Fangirl by Rainbow Rowell

Fangirl by Rainbow Rowell

*It is known* that I’m not the biggest fan of contemporary YA fiction around here. Actually, that’s kind of an understatement. Until recently I pretty much avoided this sub-genre like the annoying popular clique at my high school. Rolling my eyes as mentions of it passed me by on twitter, and scurrying down back alleys of blogs once I realized they dominated a particular post. However, I must admit I’m now among the converted, at least when it comes to anything by Rainbow Rowell.

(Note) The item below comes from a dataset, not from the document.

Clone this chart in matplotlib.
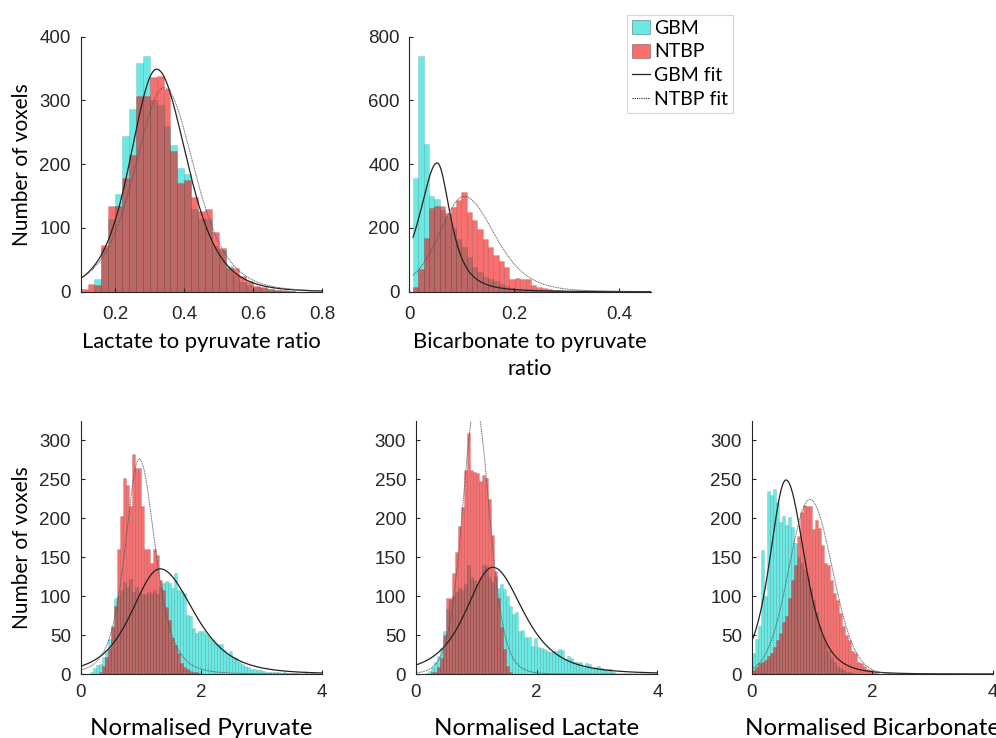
import numpy as np
import matplotlib.pyplot as plt
from matplotlib.patches import Patch
from matplotlib.lines import Line2D

plt.rcParams['font.family'] = ['Liberation Sans', 'DejaVu Sans']
label_font = ['Lato', 'DejaVu Sans']

# ---- histogram counts (number of voxels per bin) ----
# lactate to pyruvate ratio, bins of 0.02 from 0.10
lp_start, lp_width = 0.10, 0.02
gbm_lp = [0, 0, 20, 68, 114, 154, 244, 286, 359, 370, 300, 293, 260, 230, 194, 185, 130,
          114, 114, 72, 65, 40, 26, 15, 10, 8, 6, 4, 3, 1, 1, 0, 0, 1]
ntbp_lp = [5, 12, 10, 73, 135, 134, 179, 215, 307, 307, 337, 338, 318, 221, 171, 176, 148,
           127, 129, 94, 68, 37, 37, 25, 17, 9, 8, 4, 2, 3, 1, 0, 0, 0]

# bicarbonate to pyruvate ratio, bins of 0.0102 from 0.007
bp_start, bp_width = 0.007, 0.0102
gbm_bp = [356, 740, 463, 300, 291, 256, 235, 200, 165, 140, 110, 78, 62, 45, 40, 35, 25,
          18, 12, 8, 6, 5, 3, 2, 2, 1, 1]
ntbp_bp = [14, 70, 170, 262, 270, 270, 246, 265, 288, 314, 251, 225, 196, 165, 139, 115, 97,
           78, 40, 42, 40, 40, 21, 16, 13, 7, 5, 4, 3, 2, 2, 3, 2, 1, 3, 1, 2, 0, 1, 2, 0, 1, 0, 1]

# normalised maps, bins of 0.05 from 0
norm_start, norm_width = 0.0, 0.05
gbm_pyr = [0, 0, 0, 3, 8, 12, 13, 22, 30, 45, 62, 97, 100, 108, 118, 112, 122, 105, 112, 104,
           103, 103, 105, 104, 108, 103, 112, 117, 119, 117, 110, 130, 108, 107, 104, 76, 74, 59,
           52, 55, 55, 51, 47, 44, 40, 38, 39, 31, 26, 30, 22, 20, 15, 13, 10, 9, 7, 6, 5, 5,
           4, 3, 3, 2, 2, 2, 1, 3, 1, 1, 1, 1, 0, 0, 1, 0, 1, 1]
ntbp_pyr = [0, 0, 0, 0, 0, 0, 3, 10, 22, 33, 60, 87, 160, 203, 252, 242, 216, 282, 264, 264,
            215, 160, 161, 142, 160, 153, 121, 108, 86, 69, 46, 37, 27, 14, 9, 7, 4, 3, 2, 1]
gbm_lac = [0, 0, 0, 1, 4, 9, 15, 23, 34, 55, 83, 95, 100, 105, 110, 108, 115, 140, 125, 120,
           115, 125, 140, 138, 125, 118, 126, 111, 116, 109, 100, 87, 77, 80, 55, 56, 47, 47, 36,
           46, 35, 33, 32, 29, 28, 30, 30, 32, 31, 19, 23, 20, 16, 16, 15, 9, 14, 13, 8, 9, 10,
           8, 7, 7, 7, 2]
ntbp_lac = [0, 0, 0, 0, 0, 2, 3, 9, 20, 50, 98, 98, 130, 157, 190, 214, 262, 309, 262, 259,
            258, 248, 256, 252, 224, 179, 132, 98, 60, 32, 10, 3]
gbm_bic = [27, 45, 62, 159, 100, 235, 230, 238, 221, 195, 203, 191, 202, 189, 168, 150, 142,
           135, 125, 110, 95, 80, 62, 50, 40, 30, 22, 15, 10, 8, 5, 3, 2, 1]
ntbp_bic = [5, 9, 14, 16, 18, 23, 27, 35, 44, 52, 67, 74, 97, 121, 140, 177, 208, 217, 215, 215,
            186, 198, 188, 166, 142, 140, 121, 104, 95, 78, 61, 50, 44, 29, 27, 16, 14, 10, 6, 5, 2, 1]

# ---- fit parameters: location, peak height, left scale, right scale, tail shape ----
gbm_lp_fit = [0.320, 349, 0.079, 0.090, 5]
ntbp_lp_fit = [0.342, 320, 0.089, 0.091, 5]
gbm_bp_fit = [0.053, 404, 0.037, 0.0275, 2]
ntbp_bp_fit = [0.104, 299, 0.049, 0.060, 6]
gbm_pyr_fit = [1.313, 135, 0.485, 0.58, 4]
ntbp_pyr_fit = [0.970, 276, 0.242, 0.273, 4]
gbm_lac_fit = [1.275, 137, 0.47, 0.53, 3]
ntbp_lac_fit = [0.990, 345, 0.225, 0.235, 8]
gbm_bic_fit = [0.568, 249, 0.278, 0.323, 4]
ntbp_bic_fit = [0.965, 224, 0.35, 0.37, 50]


def fit_curve(x, loc, amp, s_left, s_right, nu):
    s = np.where(x < loc, s_left, s_right)
    z = (x - loc) / s
    return amp * (1 + z ** 2 / nu) ** (-(nu + 1) / 2)


cyan = (5 / 255, 217 / 255, 210 / 255, 0.6)
red = (242 / 255, 17 / 255, 17 / 255, 0.6)
edge = (0, 0, 0, 0.13)
axcol = '#262626'

fig = plt.figure(figsize=(9.96, 7.38), dpi=100)


def panel(rect, start, width, gbm, ntbp, gbm_fit, ntbp_fit, xlim, ylim,
          xticks, xticklabels, yticks, xlabel, fit_from, xlabel_size, xlabel_y,
          xpad, ylabel=None):
    ax = fig.add_axes(rect)
    for counts, col in ((gbm, cyan), (ntbp, red)):
        counts = np.asarray(counts, float)
        left = start + width * np.arange(len(counts))
        ax.bar(left, counts, width=width, align='edge', facecolor=col,
               edgecolor=edge, linewidth=0.5)
    xs = np.linspace(fit_from, xlim[1], 500)
    ax.plot(xs, fit_curve(xs, *gbm_fit), color='#222222', lw=0.9)
    ax.plot(xs, fit_curve(xs, *ntbp_fit), color='#555555', lw=0.7, ls=(0, (1, 0.8)))
    ax.set_xlim(*xlim)
    ax.set_ylim(*ylim)
    ax.set_xticks(xticks)
    ax.set_xticklabels(xticklabels)
    ax.set_yticks(yticks)
    for s in ('top', 'right'):
        ax.spines[s].set_visible(False)
    for s in ('left', 'bottom'):
        ax.spines[s].set_color(axcol)
        ax.spines[s].set_linewidth(0.8)
    ax.tick_params(direction='in', length=3, width=0.8, colors=axcol,
                   labelsize=13.5, pad=7)
    ax.tick_params(axis='x', pad=xpad)
    ax.set_xlabel(xlabel, fontsize=xlabel_size, family=label_font, color='black',
                  linespacing=1.45)
    ax.xaxis.set_label_coords(0.5, xlabel_y)
    if ylabel:
        ax.set_ylabel(ylabel, fontsize=15, family=label_font, color='black')
        ax.yaxis.set_label_coords(-0.2, 0.5)
    return ax


top_b, top_h = 0.6047, 0.3456
bot_b, bot_h = 0.0867, 0.3432
w = 0.2426
norm_yticks = [0, 50, 100, 150, 200, 250, 300]

panel([0.081, top_b, w, top_h], lp_start, lp_width, gbm_lp, ntbp_lp,
      gbm_lp_fit, ntbp_lp_fit, (0.1, 0.8), (0, 400),
      [0.2, 0.4, 0.6, 0.8], ['0.2', '0.4', '0.6', '0.8'], [0, 100, 200, 300, 400],
      'Lactate to pyruvate ratio', 0.1, 15.8, -0.158, 10, ylabel='Number of voxels')
panel([0.411, top_b, w, top_h], bp_start, bp_width, gbm_bp, ntbp_bp,
      gbm_bp_fit, ntbp_bp_fit, (0, 0.46), (0, 800),
      [0, 0.2, 0.4], ['0', '0.2', '0.4'], [0, 200, 400, 600, 800],
      'Bicarbonate to pyruvate\nratio', 0.007, 15.8, -0.158, 10)
panel([0.081, bot_b, w, bot_h], norm_start, norm_width, gbm_pyr, ntbp_pyr,
      gbm_pyr_fit, ntbp_pyr_fit, (0, 4), (0, 325),
      [0, 2, 4], ['0', '2', '4'], norm_yticks,
      'Normalised Pyruvate', 0.0, 17.4, -0.172, 7, ylabel='Number of voxels')
panel([0.4174, bot_b, w, bot_h], norm_start, norm_width, gbm_lac, ntbp_lac,
      gbm_lac_fit, ntbp_lac_fit, (0, 4), (0, 325),
      [0, 2, 4], ['0', '2', '4'], norm_yticks,
      'Normalised Lactate', 0.0, 17.4, -0.172, 7)
panel([0.7547, bot_b, w, bot_h], norm_start, norm_width, gbm_bic, ntbp_bic,
      gbm_bic_fit, ntbp_bic_fit, (0, 4), (0, 325),
      [0, 2, 4], ['0', '2', '4'], norm_yticks,
      'Normalised Bicarbonate', 0.0, 17.4, -0.172, 7)

handles = [Patch(facecolor=cyan, edgecolor=(0, 0, 0, 0.35), linewidth=0.6),
           Patch(facecolor=red, edgecolor=(0, 0, 0, 0.35), linewidth=0.6),
           Line2D([], [], color='#222222', lw=0.9),
           Line2D([], [], color='#222222', lw=0.8, ls=(0, (1, 1)))]
leg = fig.legend(handles, ['GBM', 'NTBP', 'GBM fit', 'NTBP fit'],
                 loc='upper left', bbox_to_anchor=(0.6295, 0.98),
                 prop={'family': label_font, 'size': 14}, fancybox=False,
                 handlelength=0.95, handleheight=0.75, handletextpad=0.2,
                 borderpad=0.25, labelspacing=0.35, borderaxespad=0)
leg.get_frame().set_edgecolor('#cccccc')
leg.get_frame().set_linewidth(0.8)

fig.savefig('out.png', dpi=100)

Rowell’s Fangirl was just so satisfying, I found myself voraciously devouring its pages, savoring chapters as if they were a secret stash of chocolate. The story follows a young woman, Cath, whose life is completely shaken up when she starts college and is forced to reconcile her fan fiction world with the realm of college drama. Simon Snow (a clever representation of Harry Potter) is Cath’s everything, and it’s addictive following her slash fiction in addition to the events of Cath’s own life.

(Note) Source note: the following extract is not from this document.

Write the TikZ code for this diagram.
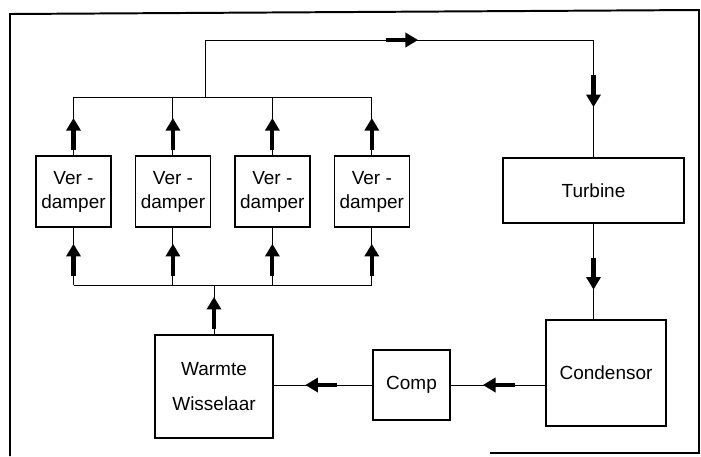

She has a twin sister, Wren, who used to be completely on board her fan fiction obsessed life, but who’s struggling to find herself once they reach college. They’re both concerned with the well being of their Dad who comes unhinged from reality at times, and are finding their independent ways to cope with the sudden reappearance of their absentee mother. The book takes us in to Cath’s head as she navigates the shift in her creative life, while tackling adulthood head-on. Delightful, all too real, scenes of Freshman year dorm life had me opening the kitchen cupboard to cradle my ancient blue Starbucks mug, which I pretty much ate all of my meals from in college and which saw me through many social debacles.

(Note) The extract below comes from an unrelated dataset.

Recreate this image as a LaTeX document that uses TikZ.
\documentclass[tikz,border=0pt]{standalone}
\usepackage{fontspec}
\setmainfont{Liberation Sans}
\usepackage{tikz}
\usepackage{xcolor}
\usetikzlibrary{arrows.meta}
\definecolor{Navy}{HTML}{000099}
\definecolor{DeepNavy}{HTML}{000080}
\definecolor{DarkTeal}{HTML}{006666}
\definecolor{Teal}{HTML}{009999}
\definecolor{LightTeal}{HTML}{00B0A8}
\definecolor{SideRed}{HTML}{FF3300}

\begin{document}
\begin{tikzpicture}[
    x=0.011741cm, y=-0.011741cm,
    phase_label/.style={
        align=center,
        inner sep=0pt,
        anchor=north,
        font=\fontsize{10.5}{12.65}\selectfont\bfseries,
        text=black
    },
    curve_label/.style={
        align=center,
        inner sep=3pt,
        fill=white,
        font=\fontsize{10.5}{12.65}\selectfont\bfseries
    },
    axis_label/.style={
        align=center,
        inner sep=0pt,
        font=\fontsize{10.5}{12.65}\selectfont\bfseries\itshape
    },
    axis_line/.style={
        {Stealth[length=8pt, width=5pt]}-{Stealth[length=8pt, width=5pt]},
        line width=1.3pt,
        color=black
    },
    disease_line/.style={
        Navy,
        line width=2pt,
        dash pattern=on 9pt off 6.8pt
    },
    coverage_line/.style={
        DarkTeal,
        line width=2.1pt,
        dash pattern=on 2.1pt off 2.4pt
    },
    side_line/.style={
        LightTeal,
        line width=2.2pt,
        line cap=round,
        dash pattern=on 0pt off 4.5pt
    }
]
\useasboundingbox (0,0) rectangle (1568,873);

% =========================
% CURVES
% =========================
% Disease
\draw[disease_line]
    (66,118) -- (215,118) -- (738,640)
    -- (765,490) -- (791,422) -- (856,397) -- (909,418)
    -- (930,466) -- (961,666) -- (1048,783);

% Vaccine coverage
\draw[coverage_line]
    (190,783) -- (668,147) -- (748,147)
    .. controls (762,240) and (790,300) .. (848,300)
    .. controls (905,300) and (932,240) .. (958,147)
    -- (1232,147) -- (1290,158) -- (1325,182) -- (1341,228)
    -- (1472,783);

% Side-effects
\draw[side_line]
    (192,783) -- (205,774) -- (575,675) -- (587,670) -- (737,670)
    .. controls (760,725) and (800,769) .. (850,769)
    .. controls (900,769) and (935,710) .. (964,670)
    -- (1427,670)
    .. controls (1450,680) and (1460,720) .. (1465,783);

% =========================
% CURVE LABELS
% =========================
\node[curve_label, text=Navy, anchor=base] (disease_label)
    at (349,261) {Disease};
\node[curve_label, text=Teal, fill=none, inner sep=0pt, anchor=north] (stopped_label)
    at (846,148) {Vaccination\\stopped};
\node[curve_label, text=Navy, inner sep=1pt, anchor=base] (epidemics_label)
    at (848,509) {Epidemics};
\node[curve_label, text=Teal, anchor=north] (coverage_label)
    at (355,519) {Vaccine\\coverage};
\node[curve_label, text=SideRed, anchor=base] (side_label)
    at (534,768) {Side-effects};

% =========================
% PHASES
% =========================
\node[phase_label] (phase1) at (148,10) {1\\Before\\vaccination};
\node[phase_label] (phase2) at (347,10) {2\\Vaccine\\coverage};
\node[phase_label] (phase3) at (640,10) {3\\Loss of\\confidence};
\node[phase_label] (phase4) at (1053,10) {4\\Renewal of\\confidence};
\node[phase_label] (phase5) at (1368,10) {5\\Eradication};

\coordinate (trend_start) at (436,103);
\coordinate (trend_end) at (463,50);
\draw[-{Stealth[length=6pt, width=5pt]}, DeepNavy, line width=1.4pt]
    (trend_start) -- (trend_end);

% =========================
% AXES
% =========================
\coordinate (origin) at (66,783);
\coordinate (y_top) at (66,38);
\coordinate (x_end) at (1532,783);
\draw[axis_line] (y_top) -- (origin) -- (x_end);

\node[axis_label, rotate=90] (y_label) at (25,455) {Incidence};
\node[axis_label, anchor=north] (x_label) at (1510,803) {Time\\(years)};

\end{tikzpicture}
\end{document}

When a book is really, really satiating, just great, it’s hard to put your finger on what all the magical elements were, that came together to make this happen. I think that’s what’s special about truly fantastic reads; you can break down their parts to try and track their origins, but in the end it comes down to simple chemistry and the synergy of all the moving parts sparking. Perhaps I loved this story so much because it’s ultimately the tale of a young writer learning to find her voice, and that was moving enough without a lush historical setting or the addition of fantasy elements. Like Cath who learns to reach outside of herself and the world of Simon Snow, reading Fangirl, taught me to look outside my favorite, comfort genres and that it’s okay to turn to the contemporary world for inspiration. Game, set, match to Rainbow Rowell.